S&T entered into a transport contract with the carrier (the defendant) to export an air-cooled heat exchanger to PT Gunanusa Utama Fabricators. The International Convention for the Unification of Certain Rules of Law relating to Bills of Lading 1924 (the Hague Rules) applied to the transport contract.
The goods were damaged in the course of transportation. S&T’s insurer (the plaintiff) paid out on the insurance contract and filed a claim against the defendant for indemnification. A dispute arose involving the quantification of the indemnity.
The present appeal concerned the interpretation of ‘pounds sterling’ in art 4.5 of the Hague Rules, which the trial court constructed as meaning British Pounds (GBP).

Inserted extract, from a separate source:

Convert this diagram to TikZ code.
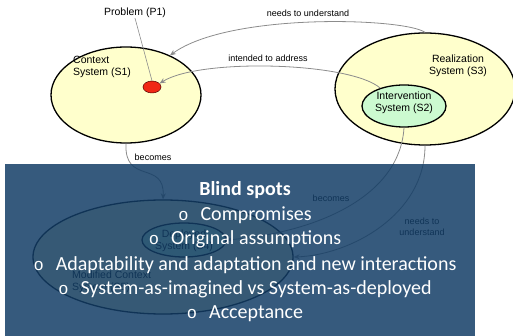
\documentclass[tikz,border=0pt]{standalone}
\usepackage{fontspec}
\setmainfont{Carlito}
\newfontfamily\arialf{Liberation Sans}
\newfontfamily\courf{Liberation Mono}
\usetikzlibrary{shapes.geometric,arrows.meta}
\definecolor{ctxfill}{RGB}{255,255,204}
\definecolor{intfill}{RGB}{204,250,208}
\definecolor{probred}{RGB}{240,40,20}
\definecolor{connc}{RGB}{140,140,140}
\definecolor{panel}{RGB}{19,61,102}
\newcommand\bul{{\courf\fontsize{17}{20}\selectfont o}\hspace{12pt}}
\begin{document}
\begin{tikzpicture}[x=1pt,y=-1pt,
 sys/.style={ellipse, draw=black, line width=1.3pt, fill=ctxfill, inner sep=0pt},
 lbl/.style={font=\arialf\fontsize{10.5}{12.5}\selectfont, align=center, inner sep=0pt},
 elbl/.style={font=\arialf\fontsize{9}{10.5}\selectfont, align=center, inner sep=0pt},
 link/.style={draw=connc, line width=0.8pt, -{Stealth[length=6pt,width=5pt]}},
 bl/.style={font=\fontsize{20}{24}\selectfont, text=white, inner sep=0pt, anchor=base}]
\useasboundingbox (0,0) rectangle (513,336);
\clip (0,0) rectangle (513,336);
% upper systems
\node[sys, minimum width=150pt, minimum height=96pt] (s1) at (126,95) {};
\node[sys, minimum width=180pt, minimum height=112pt] (s3) at (425,89) {};
\node[sys, fill=intfill, minimum width=84pt, minimum height=42pt] (s2) at (404,106) {};
\node[ellipse, draw=black!70!red, line width=0.5pt, fill=probred, minimum width=18pt, minimum height=12pt, inner sep=0pt] (p1) at (152,87) {};
% lower systems
\node[sys, minimum width=260pt, minimum height=114pt] (s5) at (163,257) {};
\node[sys, fill=intfill, minimum width=84pt, minimum height=34pt] (s4) at (184,240) {};
% labels
\node[lbl] (prob) at (135,13) {Problem (P1)};
\node[lbl, align=left, anchor=west] (s1l) at (73,67) {Context\\System (S1)};
\node[lbl] (s3l) at (458,66) {Realization\\System (S3)};
\node[lbl] (s2l) at (404,103) {Intervention\\System (S2)};
\node[lbl] (s4l) at (184,241) {Deployed\\System (S4)};
\node[lbl, align=left, anchor=west] (s5l) at (72,282) {Modified Context\\System (S5)};
% connectors
\draw[connc, line width=0.6pt] (prob.south) -- (p1.north);
\draw[link] (s3.north) .. controls (405,18) and (230,12) .. (s1.42);
\draw[link] (s2.143) .. controls (350,62) and (200,58) .. (p1.25);
\draw[link] (s1.south) .. controls (124,185) and (165,160) .. (s5.north);
\draw[link] (s2.south) .. controls (400,195) and (320,232) .. (s4.east);
\draw[link] (s3.south) .. controls (425,215) and (350,255) .. (s5.east);
\node[elbl] (e1) at (308,13) {needs to understand};
\node[elbl] (e2) at (268,58) {intended to address};
\node[elbl] (e3) at (153,157) {becomes};
\node[elbl] (e4) at (331,198) {becomes};
\node[elbl] (e5) at (422,227) {needs to\\understand};
% overlay panel
\fill[panel, fill opacity=0.85] (5,164) rectangle (475,340);
\node[bl, font=\bfseries\fontsize{20}{24}\selectfont] (b0) at (245,196) {Blind spots};
\node[bl] (b1) at (245,221) {\bul Compromises};
\node[bl] (b2) at (245,245) {\bul Original assumptions};
\node[bl] (b3) at (245,270) {\bul Adaptability and adaptation and new interactions};
\node[bl] (b4) at (245,294) {\bul System-as-imagined vs System-as-deployed};
\node[bl] (b5) at (245,318) {\bul Acceptance};
\end{tikzpicture}
\end{document}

Held: The court reversed the decision of the trial court and held that ‘pound sterling’ in art 4.5 meant the gold value of a pound in the context of art 9 of the Hague Rules. Pound sterling as a gold value ceased to exist as a currency unit in 1931 when the UK ended gold convertibility. Since then, the package limit in art 4.5 of the Hague Rules was calculated according to the gold content and purity required of gold coins under the UK Coinage Act of 1870. While 100 pounds sterling might be deemed to be 100 gold value pounds, it might not be equated with the value of GBP 100, the nominal currency unit of the UK today. Additionally, the introduction of the Hague-Visby Rules was not a ground to deem 100 pounds sterling under art 4.5 of the Hague Rules to mean GBP 100 - it was revised to adopt the Special Drawing Right (SDR) as the criterion for quantifying carriers’ liability limitations.